To survive, Mr Megee ate snakes, ants, lizards, frogs and grasshoppers, scavenging in the evening when the heat was less extreme. He was also able to find small dams and waterholes where he could drink water and poach for leeches, which became another key source of food. He would eat them raw.
When water was unavailable, he drank his own urine or tried to gather up the morning dew. He mostly ate the small animals he hunted uncooked but would “fry” the frogs he caught by impaling them on wire and leaving them to sun-dry. He said he would let them get “a bit crispy” before eating them up.
He also built makeshift shelters to avoid the scorching heat in the day and the frigid cold at night. At first he used branches, then found a decrepit windmill and made a “humpy” (a form of shelter used by Aboriginal people) from an abandoned cattle trough. At one point, Mr Megee suffered an abscess in his tooth, a condition which could quickly have become fatal given his weak physical state. But refusing to let himself die, he dug the infected tooth from his mouth using his car keys.
When Mr Megee was eventually found, the 6ft2 man weighed just 7 stone, or 99lbs. Before he left, he had weighed 230lbs. He was quickly flown to the Royal Darwin Hospital in the Northern Territory, where medical staff described himself as emaciated but surprisingly well hydrated. Mr Megee’s car was never recovered, his captors never found. He would be discharged from hospital just six days later. But as news of Mr Megee’s story spread, questions started to emerge. The Sydney Herald speculated the tale had been fabricated and said there was “some doubts” as to its veracity, reporting Mr Megee was trying to sell his story to “a commercial television station”.

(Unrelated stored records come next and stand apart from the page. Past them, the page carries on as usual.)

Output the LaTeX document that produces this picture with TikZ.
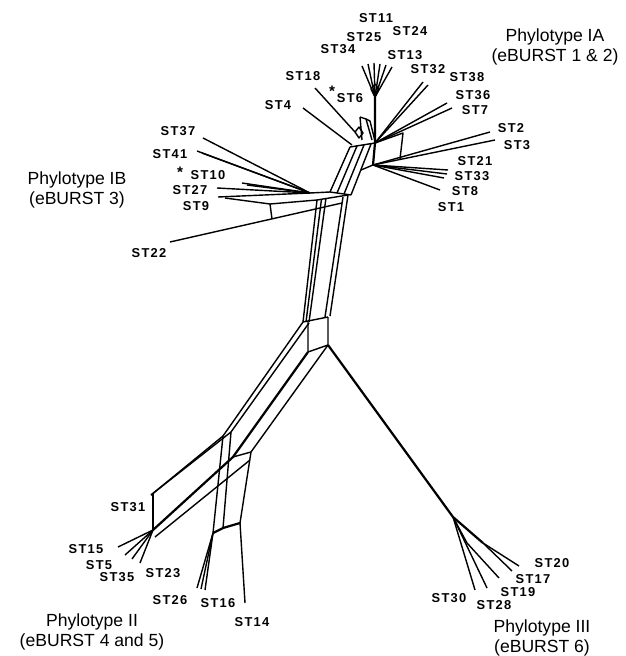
\documentclass[tikz,border=0pt]{standalone}
\usepackage{fontspec}
\setmainfont{Liberation Sans}
\newfontfamily\stfont[LetterSpace=10]{Liberation Sans Bold}
\usetikzlibrary{calc}

\begin{document}
\begin{tikzpicture}[
        x=0.03cm, y=-0.03cm,
        st/.style={font=\stfont\fontsize{11}{12}\selectfont, inner sep=0pt},
        star/.style={font=\stfont\fontsize{13}{14}\selectfont, inner sep=0pt},
        group/.style={font=\fontsize{15}{17.5}\selectfont, align=center, inner sep=0pt},
        edge/.style={line width=1.2pt, line join=round},
        trunk/.style={line width=1.9pt, line join=round}
    ]
        \useasboundingbox (0,0) rectangle (625,656);

        % Junctions
        \coordinate (fanJ) at (375,97);
        \coordinate (hA) at (375,143);
        \coordinate (hB) at (373,165);
        \coordinate (ib) at (310,193);
        \coordinate (mJ) at (328,345);
        \coordinate (j3) at (453,517);
        \coordinate (j31) at (153,530);
        \coordinate (j26) at (213,533);
        \coordinate (j14) at (240,523);

        % Phylotype IA: fan and hubs
        \foreach \x/\y in {362/66, 368/64, 374/63, 380/64, 386/65, 392/67}
            \draw[edge] (fanJ) -- (\x,\y);
        \draw[edge] (fanJ) -- (371,89) -- (375,84) -- (379,89) -- cycle;
        \draw[trunk] (fanJ) -- (hA) -- (hB);
        \draw[edge] (315,88) -- (355,132);
        \draw[edge] (303,108) -- (352,145);
        \draw[edge] (355,132) -- (359,127) -- (363,133) -- (359,138) -- cycle;
        \draw[edge] (360,117) -- (362,140);
        \draw[edge] (360,117) -- (366,119) -- (372,140);
        \draw[edge] (366,119) -- (370,121) -- (375,141);
        \foreach \x/\y in {423/82, 428/85, 447/103, 452/108}
            \draw[edge] (hA) -- (\x,\y);
        \foreach \x/\y in {490/132, 495/140, 448/170, 447/174, 444/178, 440/190}
            \draw[edge] (hB) -- (\x,\y);
        \draw[edge] (hA) -- (403,133) -- (400,159);

        % Core bundle
        \foreach \i in {0,...,3}
            \draw[edge] ($(350,147)+(\i*7,-\i)$) -- ($(330,192)+(\i*7,\i)$);
        \draw[edge] (350,147) -- (hA);
        \draw[edge] (330,192) -- (351,195);
        \draw[edge] (hB) -- (361,170);

        % Phylotype IB
        \foreach \x/\y in {203/138, 197/151, 202/153, 242/183, 247/185, 217/188, 218/197}
            \draw[edge] (\x,\y) -- (ib);
        \draw[edge] (225,198) -- (270,204) -- (317,200);
        \draw[edge] (270,204) -- (272,219);
        \draw[edge] (170,242) -- (342,203);
        \draw[edge] (ib) -- (330,192);

        % Central bands
        \foreach \i in {0,1,2}
            \draw[edge] ($(317,200)+(\i*4.5,-\i)$) -- ($(303,322)+(\i*3,0)$);
        \draw[edge] (343,197) -- (325,317);
        \draw[edge] (348,195) -- (330,316);
        \draw[edge] (317,200) -- (348,195);
        \draw[edge] (303,322) -- (328,317);
        \draw[edge] (308,322) -- (308,352) -- (mJ) -- (328,317);

        % Phylotype II
        \draw[edge] (303,322) -- (223,436) -- (151,495);
        \draw[edge] (309,323) -- (231,432) -- (156,491);
        \draw[edge] (151,495) -- (156,491);
        \draw[edge] (153,494) -- (j31);
        \draw[trunk] (308,352) -- (233,457) -- (j31);
        \draw[edge] (mJ) -- (251,452);
        \draw[edge] (250,460) -- (155,537);
        \draw[edge] (223,436) -- (j26);
        \draw[edge] (231,432) -- (223,528);
        \draw[edge] (251,452) -- (j14);
        \draw[edge] (233,457) -- (251,452);
        \draw[trunk] (j26) -- (223,528) -- (j14);
        \foreach \x/\y in {118/547, 125/555, 132/559, 140/563}
            \draw[edge] (j31) -- (\x,\y);
        \foreach \x/\y in {197/588, 201/589, 205/590}
            \draw[edge] (j26) -- (\x,\y);
        \draw[edge] (j14) -- (245,603);

        % Phylotype III
        \draw[trunk] (mJ) -- (j3);
        \draw[edge] (j3) -- (475,590);
        \draw[edge] (j3) -- (487,588);
        \draw[edge] (j3) -- (467,543) -- (499,578);
        \draw[trunk] (j3) -- (483,543);
        \draw[edge] (483,543) -- (512,571);
        \draw[edge] (483,543) -- (519,566);

        % Sequence type labels
        \foreach \name/\x/\y in {11/376/18, 24/410/31, 25/364/37, 34/338/49, 13/405/55,
                32/428/69, 38/467/77, 18/303/76, 6/350/98, 4/278/105, 36/473/95,
                7/475/110, 2/511/128, 3/517/145, 21/475/161, 33/472/176, 8/465/191,
                1/451/207, 37/178/131, 41/170/154, 10/208/175, 27/190/190, 9/196/206,
                22/149/253, 31/128/507, 15/86/549, 5/99/565, 35/117/577, 23/163/573,
                26/170/600, 16/218/603, 14/252/622, 20/552/563, 17/533/579,
                19/518/592, 30/449/598, 28/494/605}
            \node[st] (st\name) at (\x,\y) {ST\name};
        \node[star] (star6) at (332,91) {*};
        \node[star] (star10) at (180,172) {*};

        % Group labels
        \node[group] (pIA) at (555,47) {Phylotype IA\\(eBURST 1 \& 2)};
        \node[group] (pIB) at (77,190) {Phylotype IB\\(eBURST 3)};
        \node[group] (pII) at (92,632) {Phylotype II\\(eBURST 4 and 5)};
        \node[group] (pIII) at (542,638) {Phylotype III\\(eBURST 6)};
    \end{tikzpicture}
\end{document}
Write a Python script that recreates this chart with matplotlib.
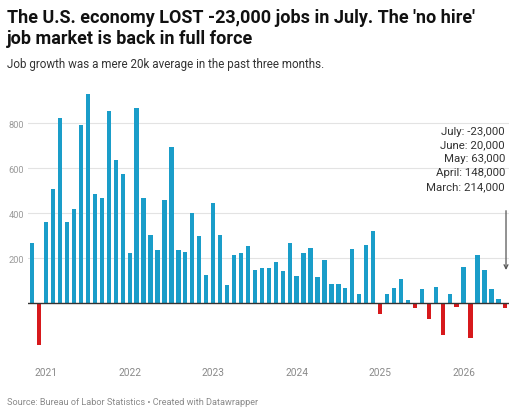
import matplotlib
matplotlib.use("Agg")
import matplotlib.pyplot as plt
import pandas as pd

# monthly job gains, thousands (Nov 2020 .. Jul 2026)
start_month = "2020-11"
jobs = [268, -184,
        363, 508, 822, 363, 419, 794, 930, 486, 467, 855, 637, 573,
        225, 868, 470, 304, 239, 459, 693, 236, 227, 400, 298, 124,
        444, 304, 83, 215, 225, 256, 147, 156, 157, 185, 142, 268,
        120, 222, 244, 117, 193, 86, 86, 70, 240, 43, 259, 323,
        -46, 40, 67, 108, 13, -19, 64, -68, 74, -139, 41, -18,
        160, -154, 214, 148, 63, 20, -23]
y_ticks = [200, 400, 600, 800]
note_lines = ["July: -23,000", "June: 20,000", "May: 63,000",
              "April: 148,000", "March: 214,000"]

title_lines = ["The U.S. economy LOST -23,000 jobs in July. The 'no hire'",
               "job market is back in full force"]
subtitle = "Job growth was a mere 20k average in the past three months."
source = "Source: Bureau of Labor Statistics \u2022 Created with Datawrapper"

plt.rcParams['font.family'] = ['Roboto', 'DejaVu Sans']

W, H = 514, 414
months = pd.date_range(start_month, periods=len(jobs), freq="MS")
x = list(range(len(jobs)))
colors = ['#1a9dc9' if v >= 0 else '#d7191c' for v in jobs]

fig = plt.figure(figsize=(W / 100, H / 100), dpi=100)

# axes box in pixels (left, top, right, bottom)
ax_l, ax_t, ax_r, ax_b = 28, 79.3, 509, 358.3
ax = fig.add_axes([ax_l / W, 1 - ax_b / H, (ax_r - ax_l) / W, (ax_b - ax_t) / H])

ax.bar(x, jobs, width=0.62, color=colors, zorder=2)
ax.axhline(0, color='#333333', lw=1, zorder=3)

ax.set_xlim(-0.62, len(jobs) - 0.47)
ax.set_ylim(-240, 1000)
ax.set_yticks(y_ticks)
ax.set_yticklabels([str(t) for t in y_ticks])
ax.tick_params(axis='y', length=0, pad=3, labelsize=6.7, labelcolor='#9a9a9a')
ax.yaxis.grid(True, color='#e3e3e3', lw=0.8, zorder=0)
ax.set_xticks([])
for s in ax.spines.values():
    s.set_visible(False)

# year labels under January bars
for i, m in enumerate(months):
    if m.month == 1:
        ax.text(i, -(372.7 - ax_b) / (ax_b - ax_t), str(m.year),
                transform=ax.get_xaxis_transform(), ha='center', va='center',
                fontsize=7.3, color='#8a8a8a')

# annotation
px_per_unit = (ax_b - ax_t) / 1240
def py(pix):
    return (ax_b - pix) / px_per_unit - 240

note_x = len(jobs) - 1.05
for k, line in enumerate(note_lines):
    ax.text(note_x, py(131.7 + 13.8 * k), line, ha='right', va='center',
            fontsize=8.2, color='#333333')
ax.annotate('', xy=(len(jobs) - 0.9, py(271)), xytext=(len(jobs) - 0.9, py(211.7)),
            arrowprops=dict(arrowstyle='->', color='#555555', lw=0.9,
                            shrinkA=0, shrinkB=0, mutation_scale=7))

for k, line in enumerate(title_lines):
    fig.text(7 / W, 1 - (23 + 21.3 * k) / H, line, fontsize=13.0,
             fontweight='bold', color='#111111', ha='left', va='baseline')
fig.text(7 / W, 1 - 67.7 / H, subtitle, fontsize=8.4, color='#333333',
         ha='left', va='baseline')
fig.text(7 / W, 1 - 405 / H, source, fontsize=6.6, color='#8a8a8a',
         ha='left', va='baseline')

fig.savefig('out.png', dpi=100, facecolor='white')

ABC Radio later stated he had given them his story free of charge, albeit only after unsuccessfully asking them to match an £11,000 offer he claimed to have gotten from another unnamed group. The police also reportedly “had doubts about the story because of Megee’s previous minor drug convictions” but dismissed suggestions of criminal wrongdoing on his part. The hospital staff were similarly uncertain, with the doctor who treated him saying it was “very difficult to either deny or validate” his story due to the unexpected speed of his recovery.
Yet Mr Megee stood by his story and credited his survival to his desire to see his friends and family again. He said: “People need to understand what I have been through. To have survived out there for so long and then be told I made it all up makes me sick.” He further added: “Before, I was a bit blasé about life, but now I cherish it everyday.”
Although his survival seems a miracle, Les Hiddins, an outback survival expert, said it isn’t that surprising. He claimed people can live off the outback’s wilderness for up to three years and noted that he had gone missing during the rainy season, making water much easier to come by. Mr Megee now lives in Dubai, where he manages a construction team. He hopes to do aid work in Africa one day, believing there is a higher cause behind his survival. He said: “I just think I didn’t die for a reason, and I’m able to help other people.”